Compliments should be one-way

A compliment should be freely given, with no expectation of receiving anything in return. So, saying she has beautiful eyes doesn’t rack up brownie points that you can redeem later.

Just say what you’ve got to say and then move on; nothing feels more awkward than the silence that comes after receiving a compliment as it slowly dawns on you that the person giving it is expecting one in return…

Never joke about it

Giving a compliment in the form of a joke risks falling flat at best, and coming across as downright insulting at worst. Teasing rarely works with people you don’t know very well, either.

And while I say ‘never’, this is in the context of a new relationship. If mutual mickey-taking works for you both down the line, then that’s obviously fine.

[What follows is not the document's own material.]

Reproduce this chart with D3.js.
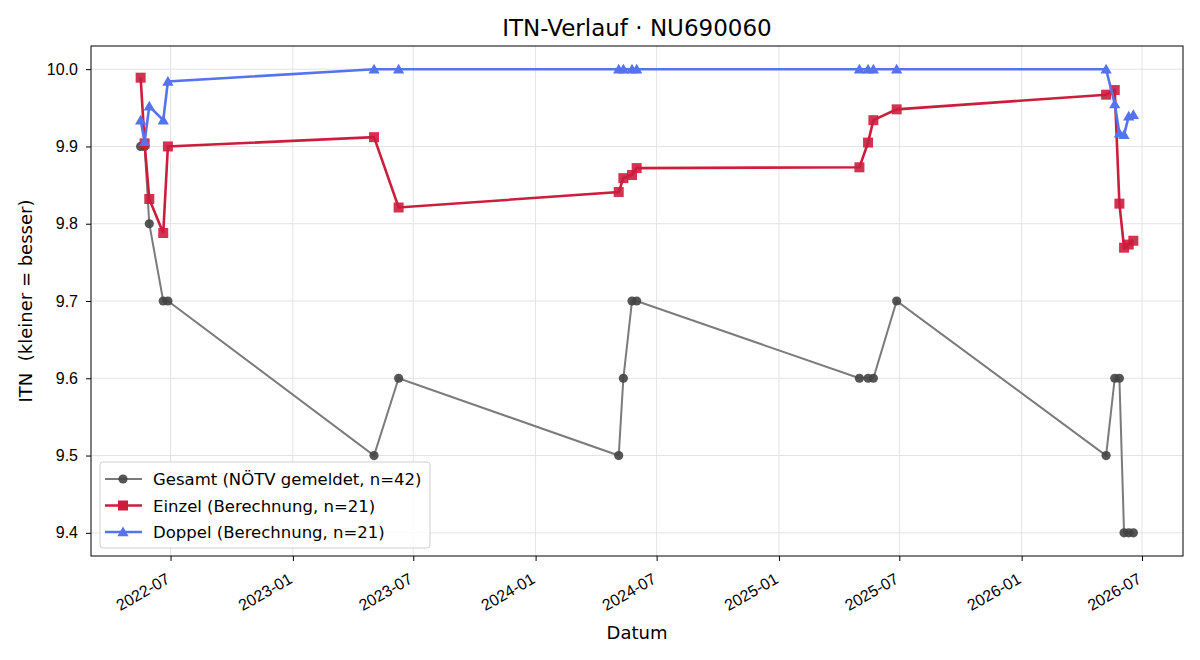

Common dating mistakes to avoid

When it goes wrong

There is a risk that even the most carefully thought out compliment will fall flat; after weeks of admiring a new date’s blonde hair, for example, I mentioned it in another context with what I thought was subtle flattery. She went bright red and said that her hair was really auburn. We both went a bit quiet and then moved quickly on to another subject. Which is exactly how it should be done.

Please don’t make a big deal of apologising; just move along and pretend it didn’t happen. In this case the saying ‘least said, soonest mended’ really does apply!

Oh, and if you ever have to wonder whether a compliment was appropriate or not, then it probably wasn’t. And if she ever slaps your face you’ve got it very, very wrong indeed.

Compliments in a relationship

Of course, if you’re in a long-term relationship then all bets are off and you’d jolly well better be free with your compliments: first-date reticence has no place here.

How to be a better partner

Compliments in the workplace

Just no. Never, ever compliment a woman you work with on her appearance. There was a wonderful article recently in which the author told men to treat women they worked with in the same way as they would The Rock*.

The idea is simple: all you have to do is to replace your female colleagues in your mind’s eye with The Rock, and then treat them exactly as you would him. So, if you’d compliment a six foot, musclebound wrestler on being handsome, then please feel free to do the same to your colleagues. Otherwise just stick to telling them what a great job they’ve done and how much you appreciate their hard work.

If you’re still struggling with this one then just keep reminding yourself that your colleagues are there to help you get a job done, not to serve as your personal dating pool.

(Of course, we all know the person who sails through life complimenting anyone and everyone without ever causing offence. They’re a joy to work with and can brighten up even the greyest of days. The trouble is, people like that are one-in-a-million and the chances are that if you or I tried to be like them, it would backfire and there would be a queue a mile-long outside the head of HR’s office.)

*The Rock is the stage name of Dwayne Johnson, a semi-retired professional wrestler turned actor.

Complimenting strangers

One of the many advantages of growing older is that it frees us from the constraints that we often suffocate ourselves with, largely because any slightly awkward or odd behaviour will probably be chalked up to eccentricity.

So, if you see a stranger wearing a scarf in a fantastic print, or with a particularly well-behaved dog, feel free to mention it as you pass. Smile as you tell them and then walk away; the aim is to make them feel a little bit better than they did before they met you, not to get a telephone number and the promise of a date.

The Golden Rule

Finally, the Golden Rule is that it’s not so much what you say that matters as when and where you say it.

Telling your wife that her bum looks amazing is perfectly acceptable and probably a wise thing to say, but to say it to a woman on your first date is creepy and slightly sinister - and to say it to a colleague, is (and jolly well should be) a sackable offence.

So pick your moments, and deliver your compliment with a twinkle in your eye. Follow her lead, and relax into the relationship as it progresses. And please try not to worry; it can seem like a bit of a minefield but most women will accept a sincerely meant compliment gracefully, not matter how clumsily you deliver it!